One of several experiments went something like this: Students were asked to read several paragraphs about a scientific topic. They were then divided into four groups.

  • The first group simply read the text for five minutes.
  • The second group read the text in four consecutive five-minute sessions.
  • The third group performed “concept mapping,” a process in which students drew detailed diagrams about information from the excerpt they were reading.
  • The fourth group read the passage once and took a “retrieval practice test,” which required them to write down what they recalled from the text.
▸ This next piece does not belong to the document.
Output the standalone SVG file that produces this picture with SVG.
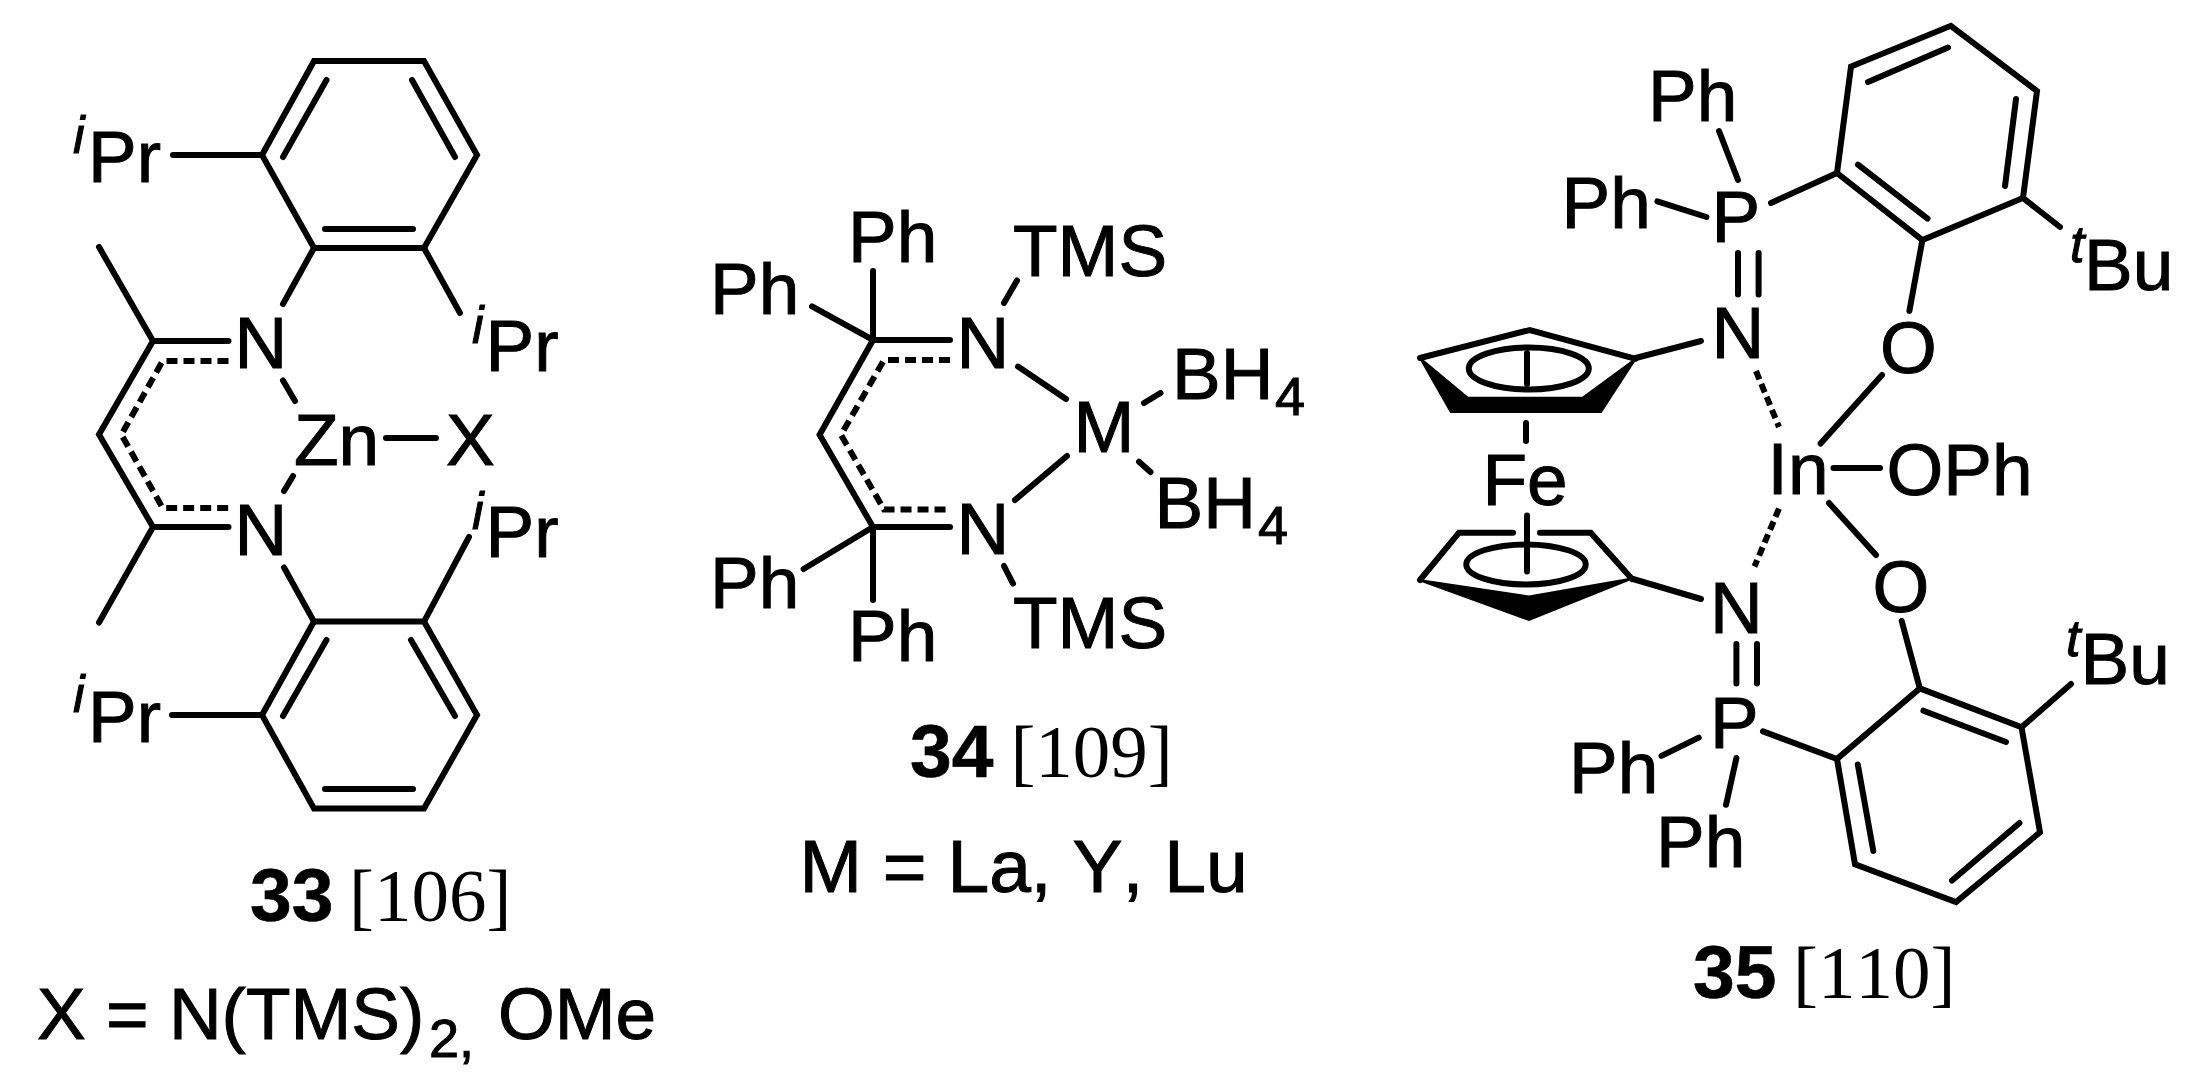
<svg xmlns="http://www.w3.org/2000/svg" width="2190" height="1078" viewBox="0 0 2190 1078">
<style>
text{font-family:"Liberation Sans",Arial,sans-serif;font-size:73px;fill:#000;stroke:#000;stroke-width:1;font-kerning:none}
.s{font-size:52px;font-style:italic}
.b{font-size:54px}
.c{font-family:"Liberation Serif","Times New Roman",serif;font-size:75px;stroke-width:0}
.n{font-family:"Liberation Sans",Arial,sans-serif;font-weight:bold;font-size:75px;stroke-width:0.6}
.l{font-size:75px}
path{fill:none;stroke:#000;stroke-width:6;stroke-linecap:round;stroke-linejoin:miter}
.d{stroke-dasharray:11 6;stroke-linecap:butt}
.k{stroke-dasharray:9 5;stroke-linecap:butt}
.f{fill:#000;stroke:#000;stroke-width:2;stroke-linejoin:miter}
ellipse{fill:none;stroke:#000;stroke-width:6}
</style>
<rect width="2190" height="1078" fill="#fff"/>
<g id="compound-33">
<path d="M314 61H424L477 155L424 248H314L262 155Z"/>
<path d="M326.5 80L283 157M412 80L455 157M325 229H413M173 155H262M314 248L283 304M424 248L460 313"/>
<path d="M99 247L153 341H228.5M153 341L99 434.6L153 527H228.5M153 527L99 622.6"/>
<path class="d" d="M228.5 361H162.6L121.4 434.6L162.6 508H228.5"/>
<path d="M283 380.5L295 401M293 476L284 491M386 438H436"/>
<path d="M314 621.6H424L477 715L424 808.6H314L262 715Z"/>
<path d="M326.5 640L283 716M411 640L455 716M325 789H413M172 715H262M284 567.5L314 621.6M424 621.6L469 537"/>
<text><tspan class="s" x="73" y="153">i</tspan><tspan x="88" y="182">Pr</tspan></text>
<text><tspan class="s" x="472" y="343">i</tspan><tspan x="485.5" y="371">Pr</tspan></text>
<text x="234.4" y="368">N</text>
<text x="294" y="465">Zn</text>
<text x="446" y="465">X</text>
<text x="234.4" y="555">N</text>
<text><tspan class="s" x="472" y="529">i</tspan><tspan x="485.5" y="557">Pr</tspan></text>
<text><tspan class="s" x="73" y="712">i</tspan><tspan x="88" y="741.5">Pr</tspan></text>
<text class="c"><tspan class="n" x="250" y="920.5">33</tspan><tspan x="349" y="920.5">[106]</tspan></text>
<text x="37" y="1039">X = N(TMS)<tspan class="b" x="429" y="1056.5">2,</tspan><tspan x="498" y="1039">OMe</tspan></text>
</g>
<g id="compound-34">
<path d="M873 271V340M812 306.4L873 340H950M873 340L819.6 434.8L873 527H950M873 527V600M873 527L803.6 569"/>
<path class="d" d="M950 360H884L841 434.8L884 509.5H950"/>
<path d="M1004 303L1017 280.5M1018 366.6L1066 399M1144 403L1160.5 393M1139 461.7L1150.5 472M1067 456L1015 500M1004 566L1013 583.6"/>
<text x="848" y="261.6">Ph</text>
<text x="1013" y="276.4">TMS</text>
<text x="710" y="314.3">Ph</text>
<text x="956.5" y="367.7">N</text>
<text x="1073.6" y="452">M</text>
<text x="1172" y="398.7">BH<tspan class="b" x="1275" y="415">4</tspan></text>
<text x="1154.5" y="527.8">BH<tspan class="b" x="1258" y="544">4</tspan></text>
<text x="956.5" y="554.3">N</text>
<text x="710" y="608">Ph</text>
<text x="848" y="661.4">Ph</text>
<text x="1013" y="648.3">TMS</text>
<text class="c"><tspan class="n" x="910" y="777">34</tspan><tspan x="1010.4" y="777">[109]</tspan></text>
<text class="l" x="799.5" y="892.3">M = La, Y, Lu</text>
</g>
<g id="compound-35">
<path d="M1950.8 25.8L2037 91L2023 198L1922.4 240L1837 173L1851 66.5Z"/>
<path d="M1868 82L1948 47.5M2016 99L2005 186M1858 164.6L1927.5 218.7M2023 198L2060 227M1771 203L1837 173M1922.4 240L1909.4 311"/>
<path d="M1719 131L1738 180M1657.4 201.4L1706.4 217M1738 253V294.4M1758.6 253V294.4M1882 375L1820.6 443.5M1833.5 468H1880"/>
<path class="k" d="M1756 371L1779 427M1779 508.6L1754.5 566.5"/>
<path d="M1829 503L1876 555M1635.7 358L1701 341M1633 579L1701 599"/>
<path d="M1420 358L1529.8 330L1635.7 358.8"/>
<path class="f" d="M1420 358L1450.8 412H1601L1635.7 358.8L1582.5 397.7H1467.8Z"/>
<ellipse cx="1528.8" cy="368.5" rx="60" ry="21"/>
<path d="M1527 353V384M1526 423V441M1527 515.5V571.6"/>
<path d="M1420 580L1459 532.7H1513M1540 532.7H1590.7L1632 579"/>
<path class="f" d="M1419 580L1529 620L1632 578.5L1529 596.4Z"/>
<ellipse cx="1526" cy="564.4" rx="59.7" ry="20"/>
<path d="M1919.8 688.4L2021.5 727.3L2040 832.3L1956 902L1855 864.3L1837 759Z"/>
<path d="M1901.7 621L1919.8 688.4M1923.4 710.7L2006 742M2019.5 823L1952 880.5M1857.8 764.5L1873.3 851M2021.5 727.3L2071 684"/>
<path d="M1736.4 644V683.5M1757 644V683.5M1763 731.4L1837 759M1698.7 737.6L1661.5 755.9M1736.4 758L1726 804.8"/>
<text x="1648" y="121">Ph</text>
<text x="1561.5" y="228">Ph</text>
<text x="1711.5" y="242">P</text>
<text x="1711.5" y="358">N</text>
<text><tspan class="s" x="2070" y="262">t</tspan><tspan x="2084" y="290">Bu</tspan></text>
<text x="1880" y="373">O</text>
<text x="1482.5" y="505">Fe</text>
<text x="1767.6" y="494">In</text>
<text x="1886.5" y="494.6">OPh</text>
<text x="1710" y="633">N</text>
<text x="1872.5" y="612">O</text>
<text><tspan class="s" x="2066" y="656">t</tspan><tspan x="2080.6" y="684">Bu</tspan></text>
<text x="1710" y="748">P</text>
<text x="1569" y="793.4">Ph</text>
<text x="1656" y="867.4">Ph</text>
<text class="c"><tspan class="n" x="1693" y="997.6">35</tspan><tspan x="1793" y="997.6">[110]</tspan></text>
</g>
</svg>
A week later, all four groups took a quiz that asked them to recall facts from the passage they had read and draw conclusions based on those facts. Here’s where it gets really exciting…while the students in the fourth group anticipated lower scores on the quiz, they were actually able to recall 50% more compared to those who participated in the first three groups. This means, those who read and then took a practice test had higher exam scores a week later!
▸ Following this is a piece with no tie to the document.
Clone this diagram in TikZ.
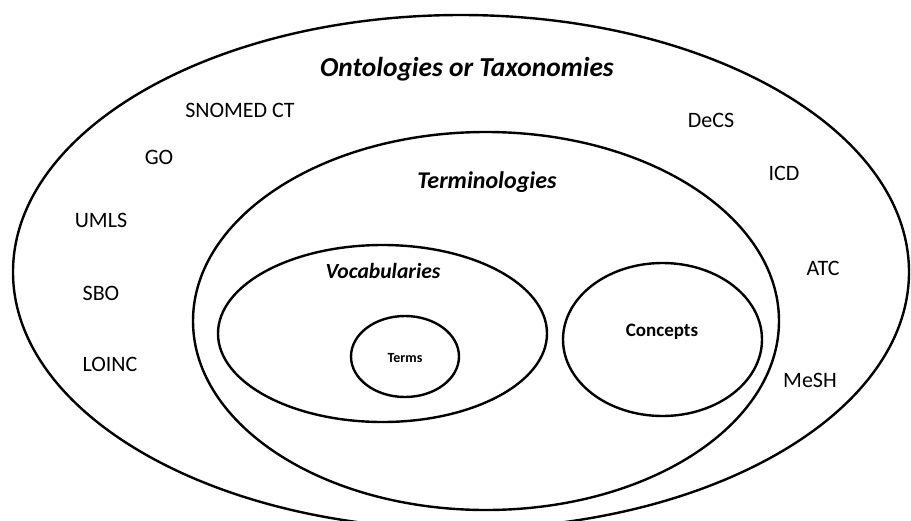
\documentclass[tikz,border=0pt]{standalone}
\usepackage{fontspec}
\setmainfont{Carlito}
\usetikzlibrary{shapes.geometric}

\begin{document}
\begin{tikzpicture}[x=0.5pt, y=-0.5pt,
    setnode/.style={ellipse, draw=black, line width=1.2pt, inner sep=0pt},
    titlelabel/.style={anchor=base, inner sep=0pt},
    codelabel/.style={anchor=base, inner sep=0pt, font=\fontsize{11}{13}\selectfont}]
        \useasboundingbox (0,0) rectangle (911,520);

        % Sets
        \node[setnode, minimum width=448pt, minimum height=257pt] (onto) at (461,272) {};
        \node[setnode, minimum width=293pt, minimum height=189pt] (termin) at (486,321) {};
        \node[setnode, minimum width=164.5pt, minimum height=88.5pt] (vocab) at (382.5,333.5) {};
        \node[setnode, minimum width=54pt, minimum height=40.5pt] (terms) at (405,356.5) {};
        \node[setnode, minimum width=99.5pt, minimum height=76.5pt] (concepts) at (662.5,339.5) {};

        % Titles
        \node[titlelabel, font=\bfseries\itshape\fontsize{13.7}{16}\selectfont] (ontotitle) at (467,76) {Ontologies or Taxonomies};
        \node[titlelabel, font=\bfseries\itshape\fontsize{12}{14}\selectfont] (termintitle) at (487,188) {Terminologies};
        \node[titlelabel, font=\bfseries\itshape\fontsize{10.8}{13}\selectfont] (vocabtitle) at (383,278) {Vocabularies};
        \node[titlelabel, font=\bfseries\fontsize{7}{8}\selectfont] (termstitle) at (405,362) {Terms};
        \node[titlelabel, font=\bfseries\fontsize{9.5}{11}\selectfont] (conceptstitle) at (662,336) {Concepts};

        % Examples
        \node[codelabel] (snomed) at (240,117) {SNOMED CT};
        \node[codelabel] (go) at (159,164) {GO};
        \node[codelabel] (umls) at (101,227) {UMLS};
        \node[codelabel] (sbo) at (101,300) {SBO};
        \node[codelabel] (loinc) at (110,371) {LOINC};
        \node[codelabel] (decs) at (711,127) {DeCS};
        \node[codelabel] (icd) at (784,180) {ICD};
        \node[codelabel] (atc) at (823,275) {ATC};
        \node[codelabel] (mesh) at (810,387) {MeSH};
    \end{tikzpicture}
\end{document}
Surprised? Yeah, so was most of the education community. Although experts are not completely sure why retrieval testing is so effective, there are some theories. It could be that by recalling information, we are organizing it and creating meaningful connections that our brains later recognize. Another theory is that the effort involved in remembering information helps to solidify it in our minds. Meaning as we’re working through a practice test and identifying areas of weakness, we’re actually using the struggle to remember information as a retention source for later recall. This makes us feel a whole lot better about the forum chatter that says our Transcender practice tests are so much harder than the “real thing”.

If you want to check out the details of the Purdue study as well as more feedback on theories from “experts” the article can be found here, To Really Learn, Quit Studying and Take a Test. Whatever the reason behind their results, the Purdue study makes a very compelling case for using practice tests to prepare for your upcoming IT certification exam.